* **DATA TO PROCESS**:
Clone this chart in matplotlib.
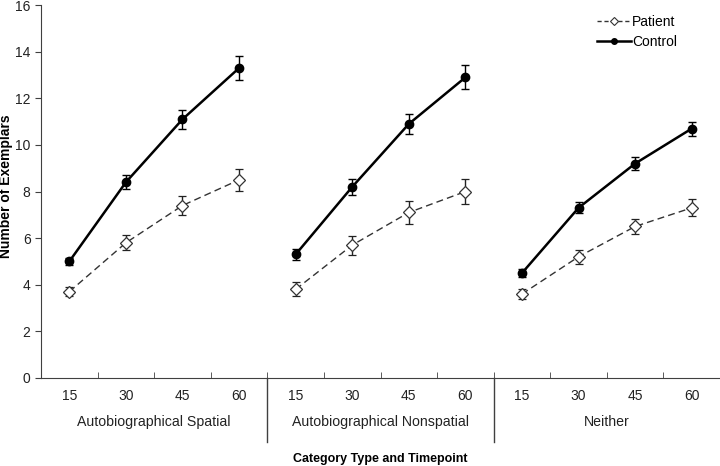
import numpy as np
import matplotlib.pyplot as plt
from matplotlib.lines import Line2D

plt.rcParams['font.family'] = ['Liberation Sans', 'DejaVu Sans']

groups = ['Autobiographical Spatial', 'Autobiographical Nonspatial', 'Neither']
timepoints = ['15', '30', '45', '60']

control = [[5.0, 8.4, 11.1, 13.3],
           [5.3, 8.2, 10.9, 12.9],
           [4.5, 7.3, 9.2, 10.7]]
control_err = [[0.16, 0.3, 0.42, 0.5],
               [0.23, 0.34, 0.43, 0.52],
               [0.16, 0.23, 0.27, 0.3]]
patient = [[3.7, 5.8, 7.4, 8.5],
           [3.8, 5.7, 7.1, 8.0],
           [3.6, 5.2, 6.5, 7.3]]
patient_err = [[0.2, 0.32, 0.4, 0.46],
               [0.3, 0.41, 0.5, 0.53],
               [0.23, 0.3, 0.32, 0.37]]

fig = plt.figure(figsize=(7.2, 4.66), dpi=100)
ax = fig.add_axes([0.057, 0.189, 0.943, 0.800])

n = len(timepoints)
for g in range(len(groups)):
    x = np.arange(n) + g * n
    ax.errorbar(x, patient[g], yerr=patient_err[g], color='#333333', lw=1,
                ls=(0, (5, 3)), marker='D', ms=6, mfc='white', mec='#333333',
                mew=0.9, capsize=3, ecolor='#222222', elinewidth=1)
    ax.errorbar(x, control[g], yerr=control_err[g], color='black', lw=1.8,
                marker='o', ms=6, mfc='black', capsize=3, ecolor='black',
                elinewidth=1)

ax.set_xlim(-0.5, len(groups) * n - 0.5)
ax.set_ylim(0, 16)
ax.set_yticks(np.arange(0, 17, 2))
ax.tick_params(axis='y', labelsize=10, length=4, color='#404040', labelcolor='#222222')

ax.set_xticks(np.arange(len(groups) * n))
ax.set_xticklabels(timepoints * len(groups), fontsize=10, color='#222222')
ax.tick_params(axis='x', which='major', length=0, pad=8)
ax.set_xticks(np.arange(len(groups) * n + 1) - 0.5, minor=True)
ax.tick_params(axis='x', which='minor', direction='in', length=4, color='#404040')

for s in ['top', 'right']:
    ax.spines[s].set_visible(False)
for s in ['left', 'bottom']:
    ax.spines[s].set_color('#404040')

# group labels and dividers
for g, name in enumerate(groups):
    ax.text(g * n + (n - 1) / 2, -0.117, name, transform=ax.get_xaxis_transform(),
            ha='center', va='center', fontsize=10.2, color='#222222')
    if g > 0:
        ax.plot([g * n - 0.5] * 2, [0, -0.172], transform=ax.get_xaxis_transform(),
                color='#404040', lw=1, clip_on=False)

ax.text(0.5, -0.218, 'Category Type and Timepoint', transform=ax.transAxes,
        ha='center', va='center', fontsize=9, fontweight='bold')
fig.text(0.009, 0.60, 'Number of Exemplars', rotation=90, ha='center', va='center',
         fontsize=10, fontweight='bold')

handles = [Line2D([], [], color='#333333', lw=1, ls=(0, (3, 2)), marker='D', ms=4,
                  mfc='white', mec='#333333', mew=0.8),
           Line2D([], [], color='black', lw=1.8, marker='o', ms=4, mfc='black')]
ax.legend(handles, ['Patient', 'Control'], loc='upper left',
          bbox_to_anchor=(0.805, 1.0), frameon=False, fontsize=10,
          handlelength=2.4, handletextpad=0.1, labelspacing=0.45,
          borderaxespad=0.3)

fig.savefig('out.png', dpi=100)
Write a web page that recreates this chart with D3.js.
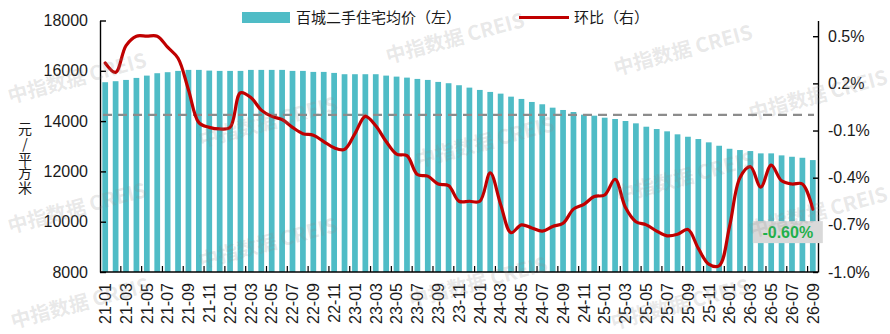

* **WHAT THE TASK ASKS**:
Begin at the first line of the material and copy each line exactly through the one containing "timepoints = ['15', '30', '45', '60']". Omit pictures.

* **SOLUTION TO THIS PROBLEM**:
Clone this chart in matplotlib.
import numpy as np
import matplotlib.pyplot as plt
from matplotlib.lines import Line2D

plt.rcParams['font.family'] = ['Liberation Sans', 'DejaVu Sans']

groups = ['Autobiographical Spatial', 'Autobiographical Nonspatial', 'Neither']
timepoints = ['15', '30', '45', '60']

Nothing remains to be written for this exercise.